* TASK REQUIREMENTS *
Keep to the lines between the one holding "Emit a Python" and the one holding "from matplotlib.ticker import MultipleLocator", inclusive, and write them out exactly.

[Entries with chart source code]
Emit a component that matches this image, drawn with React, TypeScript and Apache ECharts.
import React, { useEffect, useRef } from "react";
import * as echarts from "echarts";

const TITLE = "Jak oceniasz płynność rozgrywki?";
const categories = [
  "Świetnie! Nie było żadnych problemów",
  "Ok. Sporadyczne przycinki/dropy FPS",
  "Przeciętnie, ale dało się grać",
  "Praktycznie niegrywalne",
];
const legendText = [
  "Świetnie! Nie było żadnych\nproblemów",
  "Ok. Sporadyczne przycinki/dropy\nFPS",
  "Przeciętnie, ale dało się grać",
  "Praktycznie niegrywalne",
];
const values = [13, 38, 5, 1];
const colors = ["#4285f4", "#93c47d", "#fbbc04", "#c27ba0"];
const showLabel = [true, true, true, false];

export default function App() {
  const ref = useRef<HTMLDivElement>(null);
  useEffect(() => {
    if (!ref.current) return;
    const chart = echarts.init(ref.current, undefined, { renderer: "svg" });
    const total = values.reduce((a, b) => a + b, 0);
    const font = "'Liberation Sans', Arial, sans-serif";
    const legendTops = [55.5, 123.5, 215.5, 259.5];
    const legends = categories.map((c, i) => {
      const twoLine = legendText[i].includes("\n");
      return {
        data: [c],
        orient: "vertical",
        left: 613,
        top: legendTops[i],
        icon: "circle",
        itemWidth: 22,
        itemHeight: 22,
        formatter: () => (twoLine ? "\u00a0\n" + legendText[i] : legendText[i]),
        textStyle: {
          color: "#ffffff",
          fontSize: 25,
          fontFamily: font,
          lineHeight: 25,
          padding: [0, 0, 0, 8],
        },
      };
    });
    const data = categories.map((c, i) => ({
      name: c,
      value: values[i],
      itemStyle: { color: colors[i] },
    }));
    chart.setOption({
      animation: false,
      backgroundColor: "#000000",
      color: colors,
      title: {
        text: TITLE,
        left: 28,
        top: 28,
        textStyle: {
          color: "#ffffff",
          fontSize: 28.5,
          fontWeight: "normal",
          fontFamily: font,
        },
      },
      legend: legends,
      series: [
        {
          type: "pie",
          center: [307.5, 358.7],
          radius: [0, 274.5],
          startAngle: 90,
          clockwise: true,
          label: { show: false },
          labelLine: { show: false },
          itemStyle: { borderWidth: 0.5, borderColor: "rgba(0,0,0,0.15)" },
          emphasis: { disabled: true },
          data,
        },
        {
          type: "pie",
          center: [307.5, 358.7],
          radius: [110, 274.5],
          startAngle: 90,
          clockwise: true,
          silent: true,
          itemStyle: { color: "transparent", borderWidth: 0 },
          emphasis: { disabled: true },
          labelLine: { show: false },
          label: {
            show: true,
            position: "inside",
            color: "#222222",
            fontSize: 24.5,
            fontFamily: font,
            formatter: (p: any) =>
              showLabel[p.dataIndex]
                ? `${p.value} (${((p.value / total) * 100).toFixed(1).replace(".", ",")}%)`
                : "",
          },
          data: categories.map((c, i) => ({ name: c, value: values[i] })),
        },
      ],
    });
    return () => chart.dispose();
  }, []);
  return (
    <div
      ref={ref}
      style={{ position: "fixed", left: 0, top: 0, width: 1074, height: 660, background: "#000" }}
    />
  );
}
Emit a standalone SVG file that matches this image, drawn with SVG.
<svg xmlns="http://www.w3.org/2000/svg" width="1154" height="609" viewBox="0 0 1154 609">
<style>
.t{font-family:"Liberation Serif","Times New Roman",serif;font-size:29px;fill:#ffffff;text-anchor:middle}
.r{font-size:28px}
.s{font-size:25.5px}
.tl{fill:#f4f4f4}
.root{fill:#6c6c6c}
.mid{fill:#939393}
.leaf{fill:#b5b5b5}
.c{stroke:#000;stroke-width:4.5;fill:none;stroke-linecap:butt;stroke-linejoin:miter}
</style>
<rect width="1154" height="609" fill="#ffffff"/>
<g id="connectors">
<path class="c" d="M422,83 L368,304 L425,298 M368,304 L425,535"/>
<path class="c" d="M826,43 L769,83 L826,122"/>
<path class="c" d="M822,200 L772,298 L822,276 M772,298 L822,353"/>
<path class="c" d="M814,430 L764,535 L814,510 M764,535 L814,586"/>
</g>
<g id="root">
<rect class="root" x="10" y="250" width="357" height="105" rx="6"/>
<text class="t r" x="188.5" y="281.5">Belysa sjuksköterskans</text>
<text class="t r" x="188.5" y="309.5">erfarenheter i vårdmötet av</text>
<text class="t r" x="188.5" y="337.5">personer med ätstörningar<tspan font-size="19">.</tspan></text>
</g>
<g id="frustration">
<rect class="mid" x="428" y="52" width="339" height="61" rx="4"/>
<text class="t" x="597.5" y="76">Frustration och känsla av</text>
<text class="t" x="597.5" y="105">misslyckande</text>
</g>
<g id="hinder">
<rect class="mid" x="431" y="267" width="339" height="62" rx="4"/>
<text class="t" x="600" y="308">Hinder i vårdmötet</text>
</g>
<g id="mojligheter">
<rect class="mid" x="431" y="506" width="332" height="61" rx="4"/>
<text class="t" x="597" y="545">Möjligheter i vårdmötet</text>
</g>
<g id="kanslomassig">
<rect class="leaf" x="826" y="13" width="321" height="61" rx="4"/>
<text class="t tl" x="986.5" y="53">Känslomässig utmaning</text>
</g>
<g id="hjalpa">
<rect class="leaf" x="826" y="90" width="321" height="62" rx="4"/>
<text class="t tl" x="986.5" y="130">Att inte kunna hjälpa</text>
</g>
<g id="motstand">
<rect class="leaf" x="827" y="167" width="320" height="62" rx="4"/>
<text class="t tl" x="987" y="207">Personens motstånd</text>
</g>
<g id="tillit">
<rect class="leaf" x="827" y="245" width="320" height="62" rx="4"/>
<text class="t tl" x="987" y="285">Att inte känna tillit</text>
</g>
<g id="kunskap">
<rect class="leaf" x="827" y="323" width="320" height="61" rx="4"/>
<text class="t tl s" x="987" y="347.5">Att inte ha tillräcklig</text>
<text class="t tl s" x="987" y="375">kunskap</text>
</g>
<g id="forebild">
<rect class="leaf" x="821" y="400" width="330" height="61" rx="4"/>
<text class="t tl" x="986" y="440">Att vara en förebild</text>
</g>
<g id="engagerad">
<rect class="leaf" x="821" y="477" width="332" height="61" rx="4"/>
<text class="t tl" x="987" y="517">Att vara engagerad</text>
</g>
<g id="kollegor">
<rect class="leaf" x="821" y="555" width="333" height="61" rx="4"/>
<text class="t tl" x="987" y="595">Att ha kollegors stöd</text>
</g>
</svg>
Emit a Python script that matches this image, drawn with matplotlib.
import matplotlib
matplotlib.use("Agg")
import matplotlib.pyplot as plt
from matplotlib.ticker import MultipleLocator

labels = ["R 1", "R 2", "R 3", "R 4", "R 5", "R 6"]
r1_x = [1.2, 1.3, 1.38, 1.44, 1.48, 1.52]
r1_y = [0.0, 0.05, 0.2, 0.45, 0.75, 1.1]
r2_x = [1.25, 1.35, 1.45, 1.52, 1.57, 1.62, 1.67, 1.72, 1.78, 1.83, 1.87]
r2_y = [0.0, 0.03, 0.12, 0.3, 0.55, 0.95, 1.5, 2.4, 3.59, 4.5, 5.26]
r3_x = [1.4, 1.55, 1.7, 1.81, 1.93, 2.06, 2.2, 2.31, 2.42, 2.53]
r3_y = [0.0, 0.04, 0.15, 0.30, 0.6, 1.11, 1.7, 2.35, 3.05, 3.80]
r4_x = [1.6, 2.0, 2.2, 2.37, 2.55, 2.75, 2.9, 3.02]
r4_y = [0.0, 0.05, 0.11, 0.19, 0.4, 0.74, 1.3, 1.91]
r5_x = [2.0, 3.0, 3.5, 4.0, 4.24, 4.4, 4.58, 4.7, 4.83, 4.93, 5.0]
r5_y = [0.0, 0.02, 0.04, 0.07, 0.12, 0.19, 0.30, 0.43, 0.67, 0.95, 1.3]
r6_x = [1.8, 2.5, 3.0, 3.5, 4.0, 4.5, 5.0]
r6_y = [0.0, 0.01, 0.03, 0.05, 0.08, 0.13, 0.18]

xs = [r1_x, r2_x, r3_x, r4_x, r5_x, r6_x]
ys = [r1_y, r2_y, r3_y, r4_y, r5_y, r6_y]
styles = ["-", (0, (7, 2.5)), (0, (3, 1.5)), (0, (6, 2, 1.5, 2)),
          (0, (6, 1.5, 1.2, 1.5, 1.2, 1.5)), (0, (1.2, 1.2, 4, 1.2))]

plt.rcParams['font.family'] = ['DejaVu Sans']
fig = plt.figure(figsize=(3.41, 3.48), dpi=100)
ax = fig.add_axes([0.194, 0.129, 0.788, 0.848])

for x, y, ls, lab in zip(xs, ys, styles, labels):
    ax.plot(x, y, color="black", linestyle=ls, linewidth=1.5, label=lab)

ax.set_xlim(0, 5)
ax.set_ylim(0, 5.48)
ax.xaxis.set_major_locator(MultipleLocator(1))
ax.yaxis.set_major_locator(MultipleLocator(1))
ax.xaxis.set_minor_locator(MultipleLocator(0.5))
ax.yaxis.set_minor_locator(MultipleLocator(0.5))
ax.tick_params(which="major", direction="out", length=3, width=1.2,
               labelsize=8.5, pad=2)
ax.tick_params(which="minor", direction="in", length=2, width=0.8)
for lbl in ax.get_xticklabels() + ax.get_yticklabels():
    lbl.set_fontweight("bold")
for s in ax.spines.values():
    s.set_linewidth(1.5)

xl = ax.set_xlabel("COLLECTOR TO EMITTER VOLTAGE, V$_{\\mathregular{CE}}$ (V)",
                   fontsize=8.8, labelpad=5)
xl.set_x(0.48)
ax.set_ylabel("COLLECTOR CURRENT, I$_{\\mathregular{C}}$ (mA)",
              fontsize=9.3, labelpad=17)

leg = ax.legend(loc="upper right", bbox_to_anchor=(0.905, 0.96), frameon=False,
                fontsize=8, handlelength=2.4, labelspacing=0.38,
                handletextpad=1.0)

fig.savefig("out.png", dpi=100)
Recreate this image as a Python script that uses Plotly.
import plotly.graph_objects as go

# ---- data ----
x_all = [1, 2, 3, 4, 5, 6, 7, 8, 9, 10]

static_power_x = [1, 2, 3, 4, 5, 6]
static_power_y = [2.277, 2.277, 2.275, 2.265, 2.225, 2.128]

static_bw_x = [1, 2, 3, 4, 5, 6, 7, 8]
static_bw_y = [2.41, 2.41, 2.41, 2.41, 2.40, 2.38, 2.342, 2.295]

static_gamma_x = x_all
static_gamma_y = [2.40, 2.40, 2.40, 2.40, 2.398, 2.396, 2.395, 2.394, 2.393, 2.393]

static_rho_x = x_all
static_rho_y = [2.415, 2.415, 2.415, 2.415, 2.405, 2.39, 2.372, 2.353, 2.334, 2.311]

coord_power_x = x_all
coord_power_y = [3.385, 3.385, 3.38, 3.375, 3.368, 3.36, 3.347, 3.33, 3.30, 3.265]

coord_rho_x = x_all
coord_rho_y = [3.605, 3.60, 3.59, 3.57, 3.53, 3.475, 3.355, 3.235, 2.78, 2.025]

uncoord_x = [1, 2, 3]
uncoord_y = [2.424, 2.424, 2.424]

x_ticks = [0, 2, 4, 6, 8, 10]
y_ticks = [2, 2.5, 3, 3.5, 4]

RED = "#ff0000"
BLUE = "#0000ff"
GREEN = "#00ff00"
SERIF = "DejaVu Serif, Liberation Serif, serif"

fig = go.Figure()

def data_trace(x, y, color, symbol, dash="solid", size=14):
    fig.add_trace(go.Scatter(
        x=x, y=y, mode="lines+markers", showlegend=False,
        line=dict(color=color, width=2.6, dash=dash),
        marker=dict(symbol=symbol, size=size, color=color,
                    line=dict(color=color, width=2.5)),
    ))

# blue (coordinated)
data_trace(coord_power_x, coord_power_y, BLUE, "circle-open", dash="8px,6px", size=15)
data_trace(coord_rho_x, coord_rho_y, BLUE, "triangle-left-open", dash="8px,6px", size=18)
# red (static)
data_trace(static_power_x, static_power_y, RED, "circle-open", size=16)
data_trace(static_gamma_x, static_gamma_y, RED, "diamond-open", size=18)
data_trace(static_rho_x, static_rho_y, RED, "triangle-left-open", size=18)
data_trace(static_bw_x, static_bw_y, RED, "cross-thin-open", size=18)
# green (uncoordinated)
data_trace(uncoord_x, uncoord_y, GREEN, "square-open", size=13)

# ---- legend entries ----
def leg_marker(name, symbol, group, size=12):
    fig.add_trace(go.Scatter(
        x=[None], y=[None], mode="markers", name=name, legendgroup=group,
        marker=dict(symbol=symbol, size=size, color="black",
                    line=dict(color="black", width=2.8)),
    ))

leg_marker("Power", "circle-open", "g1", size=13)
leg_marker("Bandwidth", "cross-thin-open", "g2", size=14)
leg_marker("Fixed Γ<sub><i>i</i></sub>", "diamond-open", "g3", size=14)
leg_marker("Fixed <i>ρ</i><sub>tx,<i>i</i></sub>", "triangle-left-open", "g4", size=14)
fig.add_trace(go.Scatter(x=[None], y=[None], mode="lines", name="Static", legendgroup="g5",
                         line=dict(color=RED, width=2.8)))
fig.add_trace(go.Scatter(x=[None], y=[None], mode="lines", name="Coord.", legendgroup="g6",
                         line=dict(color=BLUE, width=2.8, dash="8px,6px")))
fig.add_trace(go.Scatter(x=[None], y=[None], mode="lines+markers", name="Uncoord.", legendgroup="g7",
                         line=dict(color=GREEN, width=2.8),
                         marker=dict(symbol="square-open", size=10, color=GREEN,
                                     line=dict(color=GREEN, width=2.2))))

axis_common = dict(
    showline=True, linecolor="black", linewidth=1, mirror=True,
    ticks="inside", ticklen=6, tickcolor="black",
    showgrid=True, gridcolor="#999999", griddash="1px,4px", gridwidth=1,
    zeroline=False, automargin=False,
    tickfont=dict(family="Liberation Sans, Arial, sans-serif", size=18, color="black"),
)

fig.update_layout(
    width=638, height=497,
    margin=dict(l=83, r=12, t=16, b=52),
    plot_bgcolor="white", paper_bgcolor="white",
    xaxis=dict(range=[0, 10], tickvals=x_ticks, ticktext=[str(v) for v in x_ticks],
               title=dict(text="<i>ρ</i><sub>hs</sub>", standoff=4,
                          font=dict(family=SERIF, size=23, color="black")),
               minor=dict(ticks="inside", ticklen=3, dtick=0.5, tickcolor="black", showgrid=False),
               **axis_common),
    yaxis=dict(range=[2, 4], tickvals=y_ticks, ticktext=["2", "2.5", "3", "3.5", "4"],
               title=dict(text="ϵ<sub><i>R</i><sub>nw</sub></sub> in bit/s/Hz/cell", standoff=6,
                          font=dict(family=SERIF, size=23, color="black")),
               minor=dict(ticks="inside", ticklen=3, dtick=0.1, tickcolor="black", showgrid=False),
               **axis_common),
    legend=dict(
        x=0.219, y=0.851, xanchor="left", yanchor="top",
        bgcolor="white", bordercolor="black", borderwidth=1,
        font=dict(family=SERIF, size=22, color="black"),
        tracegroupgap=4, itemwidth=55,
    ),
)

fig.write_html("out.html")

* THE RESULT *
Emit a Python script that matches this image, drawn with matplotlib.
import matplotlib
matplotlib.use("Agg")
import matplotlib.pyplot as plt
from matplotlib.ticker import MultipleLocator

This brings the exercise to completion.